* WHAT IS EXPECTED *
Pull out of the data below the stretch of lines bounded by the one containing "Generate a Python" and the one containing "4.4e-10, 6.0e-10, 8.8e-10, 8.4e-10, 8.0e-10]", both bounds included, unchanged.

* AVAILABLE DATA *
## Begin
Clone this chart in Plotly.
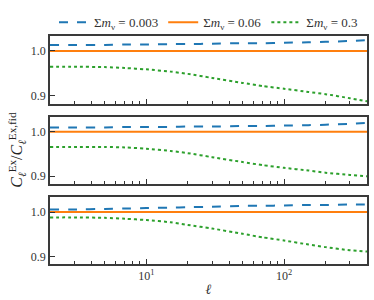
## End
## Begin
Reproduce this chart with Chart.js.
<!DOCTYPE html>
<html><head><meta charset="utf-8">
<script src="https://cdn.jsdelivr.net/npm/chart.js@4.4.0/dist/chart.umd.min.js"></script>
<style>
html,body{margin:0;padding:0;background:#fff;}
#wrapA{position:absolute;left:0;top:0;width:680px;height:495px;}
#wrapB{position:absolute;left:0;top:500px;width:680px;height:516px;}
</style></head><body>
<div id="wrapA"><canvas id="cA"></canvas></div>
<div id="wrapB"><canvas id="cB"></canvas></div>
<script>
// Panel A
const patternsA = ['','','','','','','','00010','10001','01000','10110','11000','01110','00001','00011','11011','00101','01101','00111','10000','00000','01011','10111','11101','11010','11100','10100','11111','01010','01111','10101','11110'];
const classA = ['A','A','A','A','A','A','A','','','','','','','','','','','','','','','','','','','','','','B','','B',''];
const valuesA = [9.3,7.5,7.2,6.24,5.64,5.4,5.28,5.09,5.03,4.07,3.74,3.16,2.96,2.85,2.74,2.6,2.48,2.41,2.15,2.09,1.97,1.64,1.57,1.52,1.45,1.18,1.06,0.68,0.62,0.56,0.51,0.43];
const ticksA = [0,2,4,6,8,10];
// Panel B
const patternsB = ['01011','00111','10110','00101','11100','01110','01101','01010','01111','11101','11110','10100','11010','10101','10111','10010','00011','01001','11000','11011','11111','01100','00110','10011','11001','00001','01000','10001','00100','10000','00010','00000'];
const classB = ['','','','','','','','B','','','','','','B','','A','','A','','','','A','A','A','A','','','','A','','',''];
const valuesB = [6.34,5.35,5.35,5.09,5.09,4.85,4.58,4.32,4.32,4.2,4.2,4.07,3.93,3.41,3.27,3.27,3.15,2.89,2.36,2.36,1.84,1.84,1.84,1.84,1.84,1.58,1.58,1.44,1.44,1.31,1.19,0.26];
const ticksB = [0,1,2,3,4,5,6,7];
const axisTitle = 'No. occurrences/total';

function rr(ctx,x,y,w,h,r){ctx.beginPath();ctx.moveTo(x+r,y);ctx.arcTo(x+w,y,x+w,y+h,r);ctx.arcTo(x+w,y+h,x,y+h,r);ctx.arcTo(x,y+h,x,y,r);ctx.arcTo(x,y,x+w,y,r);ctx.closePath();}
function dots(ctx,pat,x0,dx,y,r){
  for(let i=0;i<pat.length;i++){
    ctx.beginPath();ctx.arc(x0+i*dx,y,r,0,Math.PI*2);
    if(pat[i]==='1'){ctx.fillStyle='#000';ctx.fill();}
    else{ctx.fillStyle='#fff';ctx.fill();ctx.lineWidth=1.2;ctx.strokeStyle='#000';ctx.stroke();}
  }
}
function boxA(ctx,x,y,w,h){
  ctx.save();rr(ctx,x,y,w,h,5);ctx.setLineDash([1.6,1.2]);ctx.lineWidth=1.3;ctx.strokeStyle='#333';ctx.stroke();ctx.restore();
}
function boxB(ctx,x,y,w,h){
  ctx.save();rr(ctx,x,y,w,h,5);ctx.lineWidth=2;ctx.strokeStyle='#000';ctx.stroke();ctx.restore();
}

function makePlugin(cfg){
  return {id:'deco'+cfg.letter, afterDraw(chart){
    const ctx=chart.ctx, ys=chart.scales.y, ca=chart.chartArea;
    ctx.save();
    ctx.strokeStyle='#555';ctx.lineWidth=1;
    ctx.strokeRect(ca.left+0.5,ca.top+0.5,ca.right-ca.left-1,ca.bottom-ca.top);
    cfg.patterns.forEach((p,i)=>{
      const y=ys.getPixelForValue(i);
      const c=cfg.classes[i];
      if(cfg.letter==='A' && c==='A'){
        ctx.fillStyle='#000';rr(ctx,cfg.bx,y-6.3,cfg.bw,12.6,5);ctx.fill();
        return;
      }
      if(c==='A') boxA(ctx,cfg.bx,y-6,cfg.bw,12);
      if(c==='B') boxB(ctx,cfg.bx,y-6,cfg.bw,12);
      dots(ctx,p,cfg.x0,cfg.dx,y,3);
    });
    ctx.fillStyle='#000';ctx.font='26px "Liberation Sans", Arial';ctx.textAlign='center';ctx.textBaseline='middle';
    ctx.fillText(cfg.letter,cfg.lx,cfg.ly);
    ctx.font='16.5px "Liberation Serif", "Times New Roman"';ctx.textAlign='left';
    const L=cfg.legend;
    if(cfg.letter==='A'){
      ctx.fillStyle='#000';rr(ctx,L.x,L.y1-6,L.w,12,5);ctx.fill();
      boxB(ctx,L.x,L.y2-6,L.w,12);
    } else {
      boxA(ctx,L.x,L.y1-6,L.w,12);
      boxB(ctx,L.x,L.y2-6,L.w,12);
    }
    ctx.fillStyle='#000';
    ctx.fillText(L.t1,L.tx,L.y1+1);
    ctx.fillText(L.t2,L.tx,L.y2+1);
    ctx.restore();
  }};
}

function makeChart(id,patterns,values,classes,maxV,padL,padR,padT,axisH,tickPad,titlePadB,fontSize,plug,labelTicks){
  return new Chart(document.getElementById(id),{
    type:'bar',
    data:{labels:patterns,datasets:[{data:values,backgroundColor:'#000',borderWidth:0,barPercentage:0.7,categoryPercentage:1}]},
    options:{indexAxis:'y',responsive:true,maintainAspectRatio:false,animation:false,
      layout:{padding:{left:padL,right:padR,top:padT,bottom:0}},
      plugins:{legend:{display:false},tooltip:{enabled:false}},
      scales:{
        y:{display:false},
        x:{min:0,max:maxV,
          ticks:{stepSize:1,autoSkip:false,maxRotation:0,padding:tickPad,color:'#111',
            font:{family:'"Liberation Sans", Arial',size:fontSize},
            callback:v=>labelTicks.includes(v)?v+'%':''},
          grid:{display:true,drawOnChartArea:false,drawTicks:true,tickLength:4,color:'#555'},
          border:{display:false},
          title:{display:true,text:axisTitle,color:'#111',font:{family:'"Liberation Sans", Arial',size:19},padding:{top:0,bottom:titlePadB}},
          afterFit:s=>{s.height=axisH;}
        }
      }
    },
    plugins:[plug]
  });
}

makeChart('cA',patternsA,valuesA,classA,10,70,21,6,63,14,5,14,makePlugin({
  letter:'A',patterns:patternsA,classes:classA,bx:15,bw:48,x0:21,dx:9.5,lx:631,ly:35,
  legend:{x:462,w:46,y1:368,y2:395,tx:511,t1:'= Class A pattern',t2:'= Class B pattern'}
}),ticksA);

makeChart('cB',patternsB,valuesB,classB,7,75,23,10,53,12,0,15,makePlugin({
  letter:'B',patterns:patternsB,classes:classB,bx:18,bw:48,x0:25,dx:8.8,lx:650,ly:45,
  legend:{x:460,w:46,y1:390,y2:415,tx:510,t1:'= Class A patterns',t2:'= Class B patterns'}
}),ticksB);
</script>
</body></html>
## End
## Begin
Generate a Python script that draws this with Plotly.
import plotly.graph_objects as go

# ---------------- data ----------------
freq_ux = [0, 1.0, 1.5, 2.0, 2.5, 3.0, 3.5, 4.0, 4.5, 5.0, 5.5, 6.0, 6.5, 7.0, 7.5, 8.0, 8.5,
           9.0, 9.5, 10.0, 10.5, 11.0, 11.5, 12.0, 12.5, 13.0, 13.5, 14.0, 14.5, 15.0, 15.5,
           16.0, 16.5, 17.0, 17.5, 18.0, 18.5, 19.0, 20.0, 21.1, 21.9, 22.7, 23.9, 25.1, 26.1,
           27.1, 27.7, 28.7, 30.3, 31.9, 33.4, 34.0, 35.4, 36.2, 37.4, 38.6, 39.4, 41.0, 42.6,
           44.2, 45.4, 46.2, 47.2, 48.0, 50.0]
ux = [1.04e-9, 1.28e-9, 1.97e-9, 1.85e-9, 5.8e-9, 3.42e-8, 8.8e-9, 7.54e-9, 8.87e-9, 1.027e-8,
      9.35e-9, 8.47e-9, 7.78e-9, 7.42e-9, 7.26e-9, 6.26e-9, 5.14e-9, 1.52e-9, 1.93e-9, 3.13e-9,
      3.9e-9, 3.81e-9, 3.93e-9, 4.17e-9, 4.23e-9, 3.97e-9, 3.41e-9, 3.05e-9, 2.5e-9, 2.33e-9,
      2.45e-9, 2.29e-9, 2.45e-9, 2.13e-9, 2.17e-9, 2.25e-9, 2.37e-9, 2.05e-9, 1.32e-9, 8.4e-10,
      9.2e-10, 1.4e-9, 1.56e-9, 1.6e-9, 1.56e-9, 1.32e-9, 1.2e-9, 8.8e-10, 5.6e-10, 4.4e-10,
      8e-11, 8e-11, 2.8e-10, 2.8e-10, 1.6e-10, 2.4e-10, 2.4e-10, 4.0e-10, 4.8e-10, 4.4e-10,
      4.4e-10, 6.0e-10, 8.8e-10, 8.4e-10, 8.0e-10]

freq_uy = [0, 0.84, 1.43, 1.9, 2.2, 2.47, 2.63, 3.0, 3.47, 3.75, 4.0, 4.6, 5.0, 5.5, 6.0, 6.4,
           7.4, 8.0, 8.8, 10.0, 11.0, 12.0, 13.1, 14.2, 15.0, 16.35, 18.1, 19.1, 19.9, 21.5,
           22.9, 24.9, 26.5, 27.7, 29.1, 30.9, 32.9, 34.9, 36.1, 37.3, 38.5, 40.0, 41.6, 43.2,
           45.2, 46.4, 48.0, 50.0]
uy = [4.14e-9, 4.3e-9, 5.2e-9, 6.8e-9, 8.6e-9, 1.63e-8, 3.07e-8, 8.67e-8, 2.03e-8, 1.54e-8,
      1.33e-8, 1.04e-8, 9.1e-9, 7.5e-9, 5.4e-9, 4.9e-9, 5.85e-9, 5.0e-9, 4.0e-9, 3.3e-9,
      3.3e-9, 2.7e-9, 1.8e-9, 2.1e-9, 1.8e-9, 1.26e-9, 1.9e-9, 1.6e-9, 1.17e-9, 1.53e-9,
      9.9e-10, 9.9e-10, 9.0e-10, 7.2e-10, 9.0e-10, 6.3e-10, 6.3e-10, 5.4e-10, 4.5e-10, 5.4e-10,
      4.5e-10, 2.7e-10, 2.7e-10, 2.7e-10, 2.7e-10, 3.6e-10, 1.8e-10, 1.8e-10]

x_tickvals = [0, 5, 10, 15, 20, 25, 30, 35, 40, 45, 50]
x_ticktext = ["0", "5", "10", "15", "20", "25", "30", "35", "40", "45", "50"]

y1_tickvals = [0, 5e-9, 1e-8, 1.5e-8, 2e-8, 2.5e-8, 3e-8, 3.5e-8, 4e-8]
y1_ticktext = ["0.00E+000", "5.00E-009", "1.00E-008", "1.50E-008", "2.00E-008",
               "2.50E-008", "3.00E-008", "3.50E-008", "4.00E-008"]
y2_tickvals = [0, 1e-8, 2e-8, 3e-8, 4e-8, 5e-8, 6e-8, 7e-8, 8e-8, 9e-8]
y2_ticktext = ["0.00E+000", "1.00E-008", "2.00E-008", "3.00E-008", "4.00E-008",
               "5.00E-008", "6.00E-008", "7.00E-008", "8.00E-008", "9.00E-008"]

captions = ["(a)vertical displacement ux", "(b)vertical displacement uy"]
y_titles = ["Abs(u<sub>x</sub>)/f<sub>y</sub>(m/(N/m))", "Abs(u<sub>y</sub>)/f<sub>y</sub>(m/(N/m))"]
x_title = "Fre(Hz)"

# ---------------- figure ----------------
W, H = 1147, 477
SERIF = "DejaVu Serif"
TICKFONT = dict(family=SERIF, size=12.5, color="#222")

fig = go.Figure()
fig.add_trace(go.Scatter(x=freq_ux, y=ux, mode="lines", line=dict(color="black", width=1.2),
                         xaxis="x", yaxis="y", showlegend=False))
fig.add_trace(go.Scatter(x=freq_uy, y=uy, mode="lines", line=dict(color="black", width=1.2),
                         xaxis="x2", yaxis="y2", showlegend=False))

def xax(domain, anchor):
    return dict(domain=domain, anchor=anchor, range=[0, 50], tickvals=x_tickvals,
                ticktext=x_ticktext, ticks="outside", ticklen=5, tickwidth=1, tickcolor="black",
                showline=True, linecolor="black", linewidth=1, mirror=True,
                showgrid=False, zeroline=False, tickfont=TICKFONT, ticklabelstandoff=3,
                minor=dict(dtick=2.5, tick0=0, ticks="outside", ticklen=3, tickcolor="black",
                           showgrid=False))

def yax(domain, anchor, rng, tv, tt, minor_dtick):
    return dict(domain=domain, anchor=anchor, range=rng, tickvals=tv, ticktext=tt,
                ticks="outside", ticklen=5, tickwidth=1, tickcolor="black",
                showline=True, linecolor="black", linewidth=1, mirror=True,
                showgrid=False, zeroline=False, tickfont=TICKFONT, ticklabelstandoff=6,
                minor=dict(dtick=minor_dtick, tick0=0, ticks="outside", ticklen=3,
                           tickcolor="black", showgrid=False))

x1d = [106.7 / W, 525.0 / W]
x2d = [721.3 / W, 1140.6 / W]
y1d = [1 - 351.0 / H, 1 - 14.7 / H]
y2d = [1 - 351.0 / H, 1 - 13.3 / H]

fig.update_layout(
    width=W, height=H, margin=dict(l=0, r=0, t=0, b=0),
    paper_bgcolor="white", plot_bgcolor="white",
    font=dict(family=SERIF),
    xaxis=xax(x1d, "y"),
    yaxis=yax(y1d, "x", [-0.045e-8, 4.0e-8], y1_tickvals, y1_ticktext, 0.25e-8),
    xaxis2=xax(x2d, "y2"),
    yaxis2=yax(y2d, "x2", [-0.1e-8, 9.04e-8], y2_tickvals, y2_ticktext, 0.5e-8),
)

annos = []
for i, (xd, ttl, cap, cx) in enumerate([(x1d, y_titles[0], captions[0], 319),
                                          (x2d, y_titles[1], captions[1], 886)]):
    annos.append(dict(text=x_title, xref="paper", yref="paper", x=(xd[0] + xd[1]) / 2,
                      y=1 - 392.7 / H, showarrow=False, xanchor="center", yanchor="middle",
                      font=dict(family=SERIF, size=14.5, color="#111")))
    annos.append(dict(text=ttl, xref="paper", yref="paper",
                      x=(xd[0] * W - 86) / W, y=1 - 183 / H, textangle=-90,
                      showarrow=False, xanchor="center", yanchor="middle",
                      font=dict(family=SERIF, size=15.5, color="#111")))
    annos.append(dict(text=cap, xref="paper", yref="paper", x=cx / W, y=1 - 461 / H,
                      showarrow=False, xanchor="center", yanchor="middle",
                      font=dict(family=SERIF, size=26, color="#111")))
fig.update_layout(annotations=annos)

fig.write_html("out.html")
## End
* ANSWER *
Generate a Python script that draws this with Plotly.
import plotly.graph_objects as go

# ---------------- data ----------------
freq_ux = [0, 1.0, 1.5, 2.0, 2.5, 3.0, 3.5, 4.0, 4.5, 5.0, 5.5, 6.0, 6.5, 7.0, 7.5, 8.0, 8.5,
           9.0, 9.5, 10.0, 10.5, 11.0, 11.5, 12.0, 12.5, 13.0, 13.5, 14.0, 14.5, 15.0, 15.5,
           16.0, 16.5, 17.0, 17.5, 18.0, 18.5, 19.0, 20.0, 21.1, 21.9, 22.7, 23.9, 25.1, 26.1,
           27.1, 27.7, 28.7, 30.3, 31.9, 33.4, 34.0, 35.4, 36.2, 37.4, 38.6, 39.4, 41.0, 42.6,
           44.2, 45.4, 46.2, 47.2, 48.0, 50.0]
ux = [1.04e-9, 1.28e-9, 1.97e-9, 1.85e-9, 5.8e-9, 3.42e-8, 8.8e-9, 7.54e-9, 8.87e-9, 1.027e-8,
      9.35e-9, 8.47e-9, 7.78e-9, 7.42e-9, 7.26e-9, 6.26e-9, 5.14e-9, 1.52e-9, 1.93e-9, 3.13e-9,
      3.9e-9, 3.81e-9, 3.93e-9, 4.17e-9, 4.23e-9, 3.97e-9, 3.41e-9, 3.05e-9, 2.5e-9, 2.33e-9,
      2.45e-9, 2.29e-9, 2.45e-9, 2.13e-9, 2.17e-9, 2.25e-9, 2.37e-9, 2.05e-9, 1.32e-9, 8.4e-10,
      9.2e-10, 1.4e-9, 1.56e-9, 1.6e-9, 1.56e-9, 1.32e-9, 1.2e-9, 8.8e-10, 5.6e-10, 4.4e-10,
      8e-11, 8e-11, 2.8e-10, 2.8e-10, 1.6e-10, 2.4e-10, 2.4e-10, 4.0e-10, 4.8e-10, 4.4e-10,
      4.4e-10, 6.0e-10, 8.8e-10, 8.4e-10, 8.0e-10]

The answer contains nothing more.